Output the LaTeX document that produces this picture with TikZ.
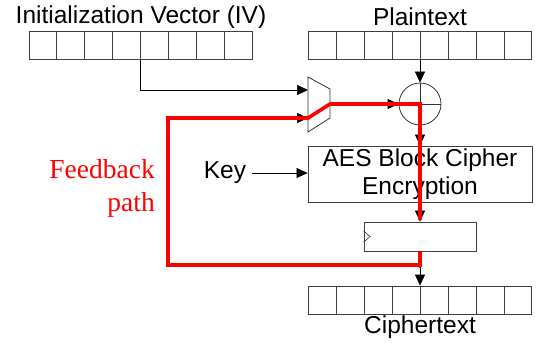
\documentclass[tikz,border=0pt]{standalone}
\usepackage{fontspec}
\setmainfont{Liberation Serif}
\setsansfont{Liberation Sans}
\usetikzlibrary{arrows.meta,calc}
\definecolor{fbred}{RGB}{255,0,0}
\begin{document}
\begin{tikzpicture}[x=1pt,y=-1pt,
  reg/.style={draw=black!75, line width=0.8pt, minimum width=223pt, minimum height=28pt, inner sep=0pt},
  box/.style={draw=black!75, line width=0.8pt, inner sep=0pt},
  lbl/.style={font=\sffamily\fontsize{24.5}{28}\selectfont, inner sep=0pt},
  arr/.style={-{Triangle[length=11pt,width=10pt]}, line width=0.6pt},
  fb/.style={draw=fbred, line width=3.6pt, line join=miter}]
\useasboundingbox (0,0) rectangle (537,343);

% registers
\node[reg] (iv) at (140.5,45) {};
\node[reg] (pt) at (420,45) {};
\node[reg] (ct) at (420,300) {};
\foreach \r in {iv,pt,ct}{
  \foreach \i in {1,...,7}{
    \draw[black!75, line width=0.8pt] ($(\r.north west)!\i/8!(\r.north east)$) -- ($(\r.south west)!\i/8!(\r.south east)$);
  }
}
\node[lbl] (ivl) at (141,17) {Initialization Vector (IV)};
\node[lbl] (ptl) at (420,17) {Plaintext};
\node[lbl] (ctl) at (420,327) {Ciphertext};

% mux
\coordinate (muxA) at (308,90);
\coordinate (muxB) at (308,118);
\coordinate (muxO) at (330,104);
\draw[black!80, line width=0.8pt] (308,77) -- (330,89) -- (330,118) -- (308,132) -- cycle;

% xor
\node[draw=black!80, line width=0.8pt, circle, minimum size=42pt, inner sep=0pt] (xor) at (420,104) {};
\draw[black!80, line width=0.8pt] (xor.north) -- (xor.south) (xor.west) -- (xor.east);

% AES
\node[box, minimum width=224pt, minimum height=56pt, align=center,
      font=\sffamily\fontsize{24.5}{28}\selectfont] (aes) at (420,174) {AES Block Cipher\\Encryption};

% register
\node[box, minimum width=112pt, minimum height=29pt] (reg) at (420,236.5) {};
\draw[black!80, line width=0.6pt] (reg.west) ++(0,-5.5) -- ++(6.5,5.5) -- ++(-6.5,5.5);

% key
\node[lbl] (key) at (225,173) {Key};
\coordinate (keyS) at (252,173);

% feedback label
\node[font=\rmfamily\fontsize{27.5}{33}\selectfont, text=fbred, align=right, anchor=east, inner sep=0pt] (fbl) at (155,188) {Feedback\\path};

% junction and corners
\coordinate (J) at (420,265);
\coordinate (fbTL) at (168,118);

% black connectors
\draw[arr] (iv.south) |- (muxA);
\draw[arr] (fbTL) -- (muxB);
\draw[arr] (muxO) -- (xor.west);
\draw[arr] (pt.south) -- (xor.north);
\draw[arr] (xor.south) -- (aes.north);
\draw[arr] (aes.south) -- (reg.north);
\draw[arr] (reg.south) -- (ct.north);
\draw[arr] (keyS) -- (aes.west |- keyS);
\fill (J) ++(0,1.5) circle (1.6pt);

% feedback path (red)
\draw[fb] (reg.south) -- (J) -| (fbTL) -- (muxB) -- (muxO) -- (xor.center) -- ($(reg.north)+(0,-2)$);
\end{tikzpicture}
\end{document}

▸ **SHORT PROBLEM**
Copy out the whole listing exactly, and don't carry over any pictures.

▸ **ANSWER BELOW**
Output the LaTeX document that produces this picture with TikZ.
\documentclass[tikz,border=0pt]{standalone}
\usepackage{fontspec}
\setmainfont{Liberation Serif}
\setsansfont{Liberation Sans}
\usetikzlibrary{arrows.meta,calc}
\definecolor{fbred}{RGB}{255,0,0}
\begin{document}
\begin{tikzpicture}[x=1pt,y=-1pt,
  reg/.style={draw=black!75, line width=0.8pt, minimum width=223pt, minimum height=28pt, inner sep=0pt},
  box/.style={draw=black!75, line width=0.8pt, inner sep=0pt},
  lbl/.style={font=\sffamily\fontsize{24.5}{28}\selectfont, inner sep=0pt},
  arr/.style={-{Triangle[length=11pt,width=10pt]}, line width=0.6pt},
  fb/.style={draw=fbred, line width=3.6pt, line join=miter}]
\useasboundingbox (0,0) rectangle (537,343);

% registers
\node[reg] (iv) at (140.5,45) {};
\node[reg] (pt) at (420,45) {};
\node[reg] (ct) at (420,300) {};
\foreach \r in {iv,pt,ct}{
  \foreach \i in {1,...,7}{
    \draw[black!75, line width=0.8pt] ($(\r.north west)!\i/8!(\r.north east)$) -- ($(\r.south west)!\i/8!(\r.south east)$);
  }
}
\node[lbl] (ivl) at (141,17) {Initialization Vector (IV)};
\node[lbl] (ptl) at (420,17) {Plaintext};
\node[lbl] (ctl) at (420,327) {Ciphertext};

% mux
\coordinate (muxA) at (308,90);
\coordinate (muxB) at (308,118);
\coordinate (muxO) at (330,104);
\draw[black!80, line width=0.8pt] (308,77) -- (330,89) -- (330,118) -- (308,132) -- cycle;

% xor
\node[draw=black!80, line width=0.8pt, circle, minimum size=42pt, inner sep=0pt] (xor) at (420,104) {};
\draw[black!80, line width=0.8pt] (xor.north) -- (xor.south) (xor.west) -- (xor.east);

% AES
\node[box, minimum width=224pt, minimum height=56pt, align=center,
      font=\sffamily\fontsize{24.5}{28}\selectfont] (aes) at (420,174) {AES Block Cipher\\Encryption};

% register
\node[box, minimum width=112pt, minimum height=29pt] (reg) at (420,236.5) {};
\draw[black!80, line width=0.6pt] (reg.west) ++(0,-5.5) -- ++(6.5,5.5) -- ++(-6.5,5.5);

% key
\node[lbl] (key) at (225,173) {Key};
\coordinate (keyS) at (252,173);

% feedback label
\node[font=\rmfamily\fontsize{27.5}{33}\selectfont, text=fbred, align=right, anchor=east, inner sep=0pt] (fbl) at (155,188) {Feedback\\path};

% junction and corners
\coordinate (J) at (420,265);
\coordinate (fbTL) at (168,118);

% black connectors
\draw[arr] (iv.south) |- (muxA);
\draw[arr] (fbTL) -- (muxB);
\draw[arr] (muxO) -- (xor.west);
\draw[arr] (pt.south) -- (xor.north);
\draw[arr] (xor.south) -- (aes.north);
\draw[arr] (aes.south) -- (reg.north);
\draw[arr] (reg.south) -- (ct.north);
\draw[arr] (keyS) -- (aes.west |- keyS);
\fill (J) ++(0,1.5) circle (1.6pt);

% feedback path (red)
\draw[fb] (reg.south) -- (J) -| (fbTL) -- (muxB) -- (muxO) -- (xor.center) -- ($(reg.north)+(0,-2)$);
\end{tikzpicture}
\end{document}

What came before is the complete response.